→ EXERCISE DETAILS: Select from the records below every line that has the word "this" in it.

→ INFORMATION SHOWN:

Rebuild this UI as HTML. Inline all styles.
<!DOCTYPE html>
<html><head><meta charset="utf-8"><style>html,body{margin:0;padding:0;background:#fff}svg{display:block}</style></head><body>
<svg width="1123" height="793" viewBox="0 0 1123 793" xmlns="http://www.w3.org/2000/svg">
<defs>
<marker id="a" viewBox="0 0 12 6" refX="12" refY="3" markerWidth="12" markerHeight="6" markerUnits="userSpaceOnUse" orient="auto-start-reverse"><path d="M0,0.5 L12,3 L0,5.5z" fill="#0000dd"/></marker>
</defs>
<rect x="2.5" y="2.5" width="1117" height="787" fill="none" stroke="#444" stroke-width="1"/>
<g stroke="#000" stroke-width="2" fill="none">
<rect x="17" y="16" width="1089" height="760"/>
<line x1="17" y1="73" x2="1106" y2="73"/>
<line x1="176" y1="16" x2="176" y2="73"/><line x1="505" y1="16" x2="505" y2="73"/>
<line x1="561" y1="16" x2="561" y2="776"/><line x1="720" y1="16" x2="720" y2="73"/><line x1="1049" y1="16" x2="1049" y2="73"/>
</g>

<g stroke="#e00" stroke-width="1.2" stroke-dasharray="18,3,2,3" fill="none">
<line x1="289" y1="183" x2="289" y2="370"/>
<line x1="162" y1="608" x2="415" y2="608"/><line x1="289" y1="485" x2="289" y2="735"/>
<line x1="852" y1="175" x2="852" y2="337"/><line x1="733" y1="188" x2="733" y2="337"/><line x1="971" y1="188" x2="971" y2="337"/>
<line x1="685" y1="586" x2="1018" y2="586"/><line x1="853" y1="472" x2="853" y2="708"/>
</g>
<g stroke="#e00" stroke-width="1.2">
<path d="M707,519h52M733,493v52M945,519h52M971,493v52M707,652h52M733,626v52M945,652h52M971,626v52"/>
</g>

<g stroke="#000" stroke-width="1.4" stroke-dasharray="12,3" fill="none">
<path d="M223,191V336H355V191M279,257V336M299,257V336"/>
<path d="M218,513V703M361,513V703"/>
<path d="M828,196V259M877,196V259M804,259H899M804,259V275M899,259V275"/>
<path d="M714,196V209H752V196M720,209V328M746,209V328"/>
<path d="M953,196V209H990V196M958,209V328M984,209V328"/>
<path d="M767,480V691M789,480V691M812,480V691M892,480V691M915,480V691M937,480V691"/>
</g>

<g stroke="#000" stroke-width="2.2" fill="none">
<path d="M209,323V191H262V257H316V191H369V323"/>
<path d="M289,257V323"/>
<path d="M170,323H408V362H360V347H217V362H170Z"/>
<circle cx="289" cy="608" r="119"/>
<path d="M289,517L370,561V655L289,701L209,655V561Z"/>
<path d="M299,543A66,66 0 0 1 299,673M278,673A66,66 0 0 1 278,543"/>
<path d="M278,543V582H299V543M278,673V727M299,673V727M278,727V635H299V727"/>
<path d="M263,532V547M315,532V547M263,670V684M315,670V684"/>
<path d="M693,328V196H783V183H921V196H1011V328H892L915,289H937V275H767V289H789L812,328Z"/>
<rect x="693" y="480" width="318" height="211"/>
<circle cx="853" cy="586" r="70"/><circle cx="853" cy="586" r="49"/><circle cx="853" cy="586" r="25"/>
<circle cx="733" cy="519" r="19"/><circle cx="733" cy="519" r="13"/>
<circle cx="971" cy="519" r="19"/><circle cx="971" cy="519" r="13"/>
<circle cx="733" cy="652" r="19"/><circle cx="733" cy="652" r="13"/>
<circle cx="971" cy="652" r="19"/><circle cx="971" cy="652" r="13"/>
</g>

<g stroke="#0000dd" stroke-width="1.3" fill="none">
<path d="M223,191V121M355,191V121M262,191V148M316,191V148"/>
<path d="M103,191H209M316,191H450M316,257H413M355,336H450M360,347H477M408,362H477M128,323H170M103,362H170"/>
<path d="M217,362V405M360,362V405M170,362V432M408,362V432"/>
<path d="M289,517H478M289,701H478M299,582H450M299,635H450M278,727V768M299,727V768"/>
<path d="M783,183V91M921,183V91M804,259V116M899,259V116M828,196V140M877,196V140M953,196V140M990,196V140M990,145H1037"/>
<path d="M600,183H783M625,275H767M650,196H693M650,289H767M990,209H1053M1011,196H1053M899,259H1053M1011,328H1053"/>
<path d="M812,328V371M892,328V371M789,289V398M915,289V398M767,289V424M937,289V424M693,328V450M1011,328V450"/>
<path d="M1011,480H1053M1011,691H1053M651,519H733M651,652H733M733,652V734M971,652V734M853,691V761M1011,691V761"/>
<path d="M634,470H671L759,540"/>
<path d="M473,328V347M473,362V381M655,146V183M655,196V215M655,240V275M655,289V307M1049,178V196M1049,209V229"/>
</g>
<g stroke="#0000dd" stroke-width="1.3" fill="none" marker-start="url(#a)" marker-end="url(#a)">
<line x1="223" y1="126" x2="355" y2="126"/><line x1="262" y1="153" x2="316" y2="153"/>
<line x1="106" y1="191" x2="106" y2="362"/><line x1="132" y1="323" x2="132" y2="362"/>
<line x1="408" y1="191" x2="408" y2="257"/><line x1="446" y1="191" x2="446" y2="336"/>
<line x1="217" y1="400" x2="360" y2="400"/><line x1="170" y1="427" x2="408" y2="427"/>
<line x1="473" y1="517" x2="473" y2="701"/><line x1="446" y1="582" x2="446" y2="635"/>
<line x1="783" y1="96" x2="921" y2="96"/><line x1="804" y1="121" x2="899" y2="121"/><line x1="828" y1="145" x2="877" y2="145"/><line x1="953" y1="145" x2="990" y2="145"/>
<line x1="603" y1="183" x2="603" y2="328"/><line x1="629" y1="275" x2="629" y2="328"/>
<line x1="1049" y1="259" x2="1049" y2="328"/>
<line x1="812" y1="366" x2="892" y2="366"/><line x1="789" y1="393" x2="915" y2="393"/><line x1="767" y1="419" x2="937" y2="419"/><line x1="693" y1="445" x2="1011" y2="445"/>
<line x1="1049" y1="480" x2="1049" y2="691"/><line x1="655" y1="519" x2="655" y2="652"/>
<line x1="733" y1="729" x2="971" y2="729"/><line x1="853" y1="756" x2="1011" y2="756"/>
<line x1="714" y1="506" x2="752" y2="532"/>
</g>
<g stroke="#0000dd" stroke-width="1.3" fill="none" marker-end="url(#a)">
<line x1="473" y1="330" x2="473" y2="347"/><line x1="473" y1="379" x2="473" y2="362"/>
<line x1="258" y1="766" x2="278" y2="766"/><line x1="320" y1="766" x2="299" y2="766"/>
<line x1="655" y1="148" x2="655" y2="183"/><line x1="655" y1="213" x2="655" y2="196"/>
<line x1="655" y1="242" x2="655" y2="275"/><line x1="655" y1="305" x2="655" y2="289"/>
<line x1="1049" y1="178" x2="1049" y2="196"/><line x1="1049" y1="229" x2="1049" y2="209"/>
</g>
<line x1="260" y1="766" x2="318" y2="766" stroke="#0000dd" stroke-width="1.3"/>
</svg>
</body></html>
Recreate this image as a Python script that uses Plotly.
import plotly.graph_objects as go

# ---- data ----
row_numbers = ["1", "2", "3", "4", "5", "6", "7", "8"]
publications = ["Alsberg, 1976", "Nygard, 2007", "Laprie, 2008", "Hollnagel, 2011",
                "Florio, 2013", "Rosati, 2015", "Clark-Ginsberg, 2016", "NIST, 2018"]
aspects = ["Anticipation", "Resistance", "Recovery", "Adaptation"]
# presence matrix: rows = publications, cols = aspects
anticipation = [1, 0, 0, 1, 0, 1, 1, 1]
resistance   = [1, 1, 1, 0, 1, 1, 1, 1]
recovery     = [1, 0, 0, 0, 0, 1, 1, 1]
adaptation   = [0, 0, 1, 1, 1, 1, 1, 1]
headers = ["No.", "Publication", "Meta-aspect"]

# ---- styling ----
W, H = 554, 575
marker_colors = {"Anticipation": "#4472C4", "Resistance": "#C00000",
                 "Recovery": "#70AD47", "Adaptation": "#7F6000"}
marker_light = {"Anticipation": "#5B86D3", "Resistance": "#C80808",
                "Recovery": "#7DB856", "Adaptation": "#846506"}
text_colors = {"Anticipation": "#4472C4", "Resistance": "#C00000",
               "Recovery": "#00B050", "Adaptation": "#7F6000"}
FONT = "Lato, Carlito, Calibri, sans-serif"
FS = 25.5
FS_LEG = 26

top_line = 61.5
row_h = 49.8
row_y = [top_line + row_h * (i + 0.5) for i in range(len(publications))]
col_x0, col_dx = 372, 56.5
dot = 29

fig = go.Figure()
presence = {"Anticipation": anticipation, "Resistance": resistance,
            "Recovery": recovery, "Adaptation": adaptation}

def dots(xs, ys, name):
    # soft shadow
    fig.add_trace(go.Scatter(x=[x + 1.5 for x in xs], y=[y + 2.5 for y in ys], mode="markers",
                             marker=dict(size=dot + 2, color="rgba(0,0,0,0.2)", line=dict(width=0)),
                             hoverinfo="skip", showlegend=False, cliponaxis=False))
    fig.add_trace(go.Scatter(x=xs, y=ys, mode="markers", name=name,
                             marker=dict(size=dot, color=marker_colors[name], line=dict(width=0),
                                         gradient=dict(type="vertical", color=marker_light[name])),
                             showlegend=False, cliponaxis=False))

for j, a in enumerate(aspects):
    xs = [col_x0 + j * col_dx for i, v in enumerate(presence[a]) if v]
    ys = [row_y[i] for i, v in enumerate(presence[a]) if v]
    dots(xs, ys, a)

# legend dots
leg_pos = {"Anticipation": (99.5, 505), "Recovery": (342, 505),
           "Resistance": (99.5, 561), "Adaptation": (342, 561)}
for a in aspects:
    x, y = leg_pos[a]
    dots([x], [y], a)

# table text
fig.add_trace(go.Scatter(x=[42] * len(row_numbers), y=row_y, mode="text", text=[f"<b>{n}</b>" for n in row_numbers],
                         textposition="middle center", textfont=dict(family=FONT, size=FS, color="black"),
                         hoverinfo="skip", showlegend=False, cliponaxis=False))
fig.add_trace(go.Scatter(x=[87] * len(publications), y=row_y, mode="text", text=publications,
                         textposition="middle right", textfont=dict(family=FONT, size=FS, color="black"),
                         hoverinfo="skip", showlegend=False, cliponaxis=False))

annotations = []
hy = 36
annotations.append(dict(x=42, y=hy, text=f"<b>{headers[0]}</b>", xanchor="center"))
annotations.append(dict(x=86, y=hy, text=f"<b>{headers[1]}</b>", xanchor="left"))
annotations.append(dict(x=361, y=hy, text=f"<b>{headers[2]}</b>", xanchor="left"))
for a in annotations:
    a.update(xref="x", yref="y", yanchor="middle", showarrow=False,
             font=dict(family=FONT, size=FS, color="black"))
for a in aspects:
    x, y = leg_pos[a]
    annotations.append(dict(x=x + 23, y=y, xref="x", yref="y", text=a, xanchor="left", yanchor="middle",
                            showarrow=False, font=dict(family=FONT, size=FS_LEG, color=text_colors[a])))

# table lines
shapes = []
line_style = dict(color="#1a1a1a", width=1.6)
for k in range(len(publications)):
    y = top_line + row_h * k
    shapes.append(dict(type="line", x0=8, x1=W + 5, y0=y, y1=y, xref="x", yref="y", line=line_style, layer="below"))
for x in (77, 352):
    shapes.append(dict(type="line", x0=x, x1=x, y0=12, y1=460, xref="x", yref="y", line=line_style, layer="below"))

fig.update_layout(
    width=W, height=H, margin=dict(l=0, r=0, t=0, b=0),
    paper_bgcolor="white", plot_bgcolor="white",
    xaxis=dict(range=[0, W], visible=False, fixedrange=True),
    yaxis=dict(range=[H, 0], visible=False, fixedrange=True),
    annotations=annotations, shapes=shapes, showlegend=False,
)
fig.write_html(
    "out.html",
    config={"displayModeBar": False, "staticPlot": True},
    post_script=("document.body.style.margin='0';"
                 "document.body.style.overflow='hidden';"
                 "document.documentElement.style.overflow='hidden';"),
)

→ IN RESPONSE:
Rebuild this UI as HTML. Inline all styles.
Recreate this image as a Python script that uses Plotly.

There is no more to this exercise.